Sziget has developed, like California’s
Burning Man, into a utopian vision. The festival was even “subtitled” Euro-Woodstock
in its second year. The
event not only brings large-name international musicians as headliners,
but also features various themed music “genre” stages,
theatre performance venues, and tent centers focusing on everything
from human rights to religious meditation. At the same time it is a consumer’s
paradise, a Disney World of food and entertainment. It strives to be a village in itself for a week, and in many
ways it succeeds. It
is a curious village: both
Hungarian and international at the same time. Hungary—and
the common culture of the Visegrad nations—certainly had
a strong tradition of music and arts festival previous to the
changes of 1989. As
can be found on the Folk stages and some of the “beer hall” tents
frequented by an older crowd, there are certainly elements of
the “local” Díosgyör Folk Festival and
the “regional” Warsaw Jazz Festival (to name but
two with roots in the communist era) in the formation of Sziget.
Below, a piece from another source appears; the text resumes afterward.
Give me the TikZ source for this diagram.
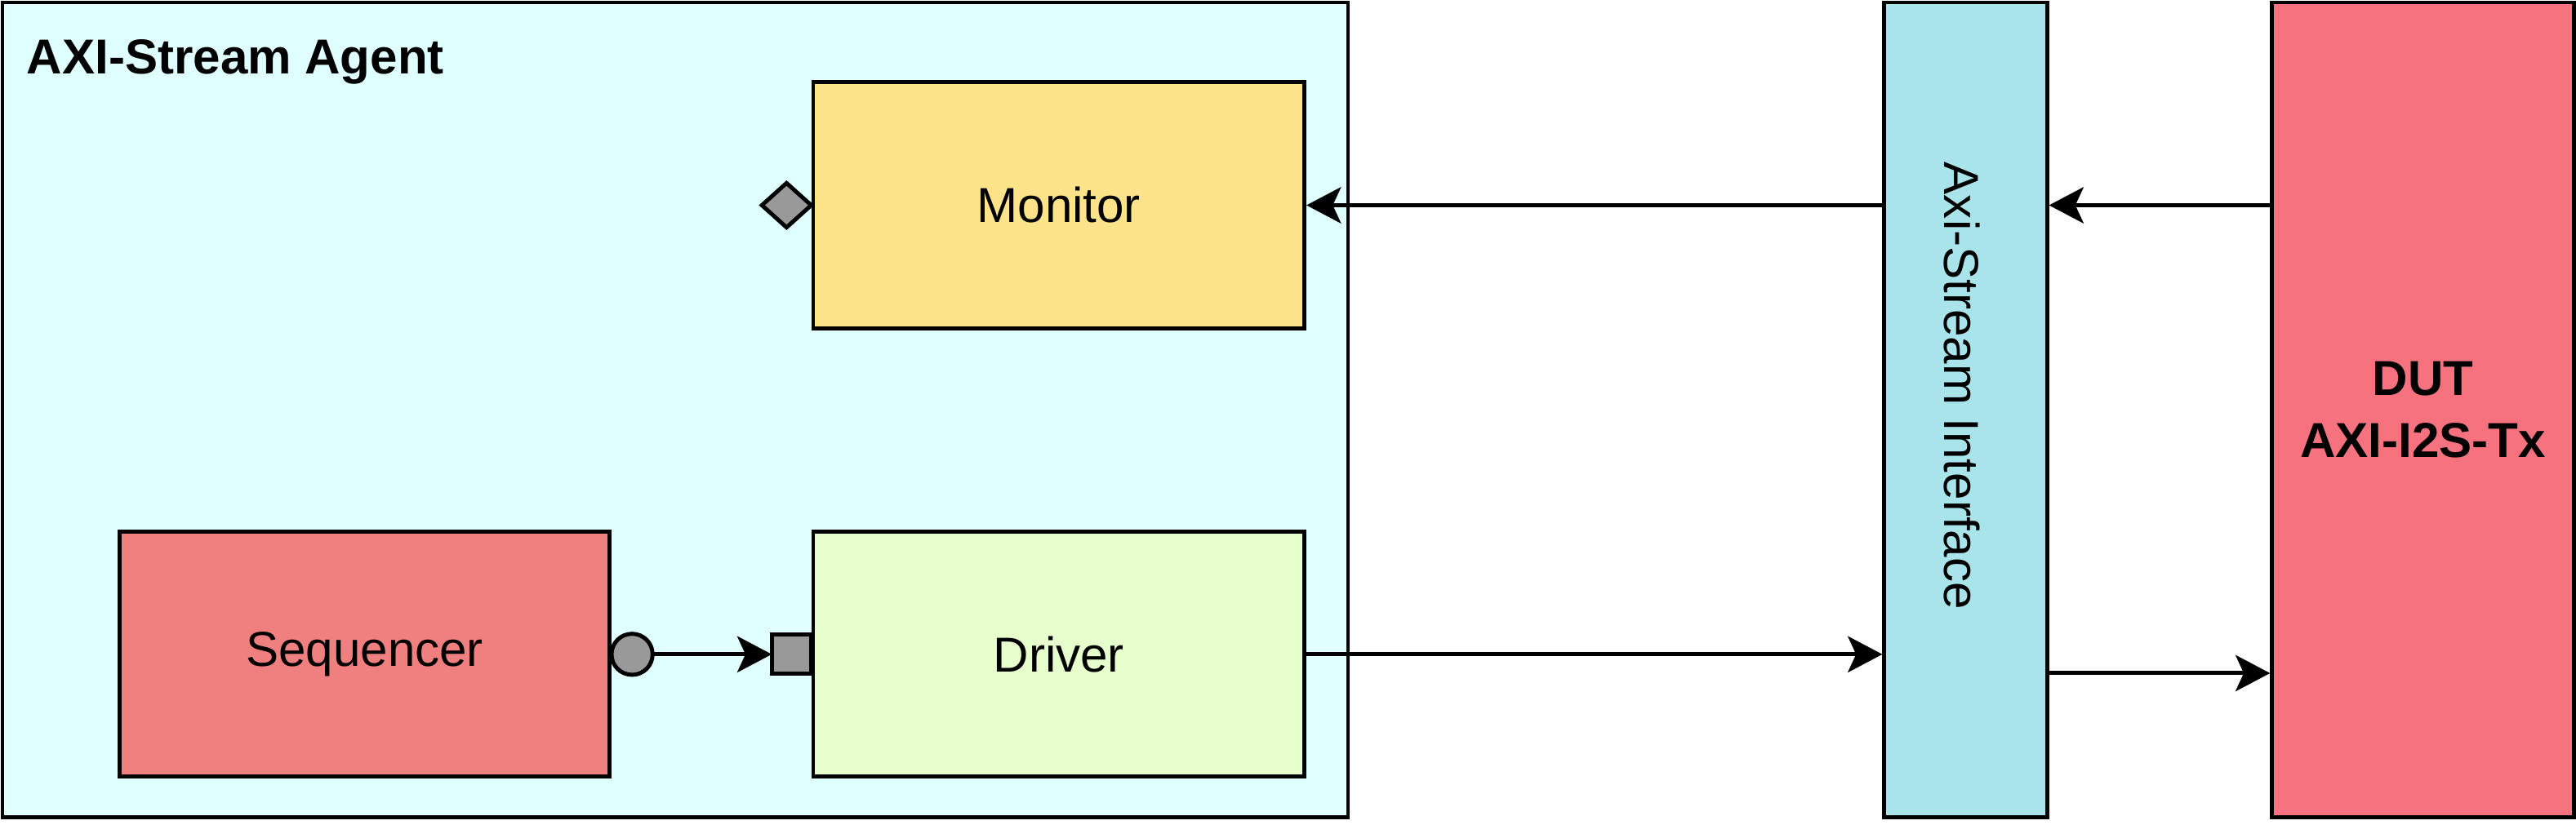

However,
the vision is not at all nostalgic for festivals of the past,
but aiming for an alternative cultural utopia: a world village
of the future with aspects of the traditional interspersed with
the international.
In many ways the alternative cultural village of Sziget has become more well-known than Hungary itself within Europe. As the outsider’s interest in the situation of the former Eastern bloc wanes somewhat, and the unrealized remnants of a Restorative Nostalgia fade, Hungarian culture—like every other—continues to create an idea (idyllic or not) of the present. Rather than the visitors of the 1990’s many of whom were searching for a lover reminiscent of the past in the historic city of Budapest, today’s Sziget citizens, be they Hungarians or non-natives, are engaged in a search for a island utopia that lies solely in neither the past nor the future. It is a “lateral” nostalgia for a world unrealized.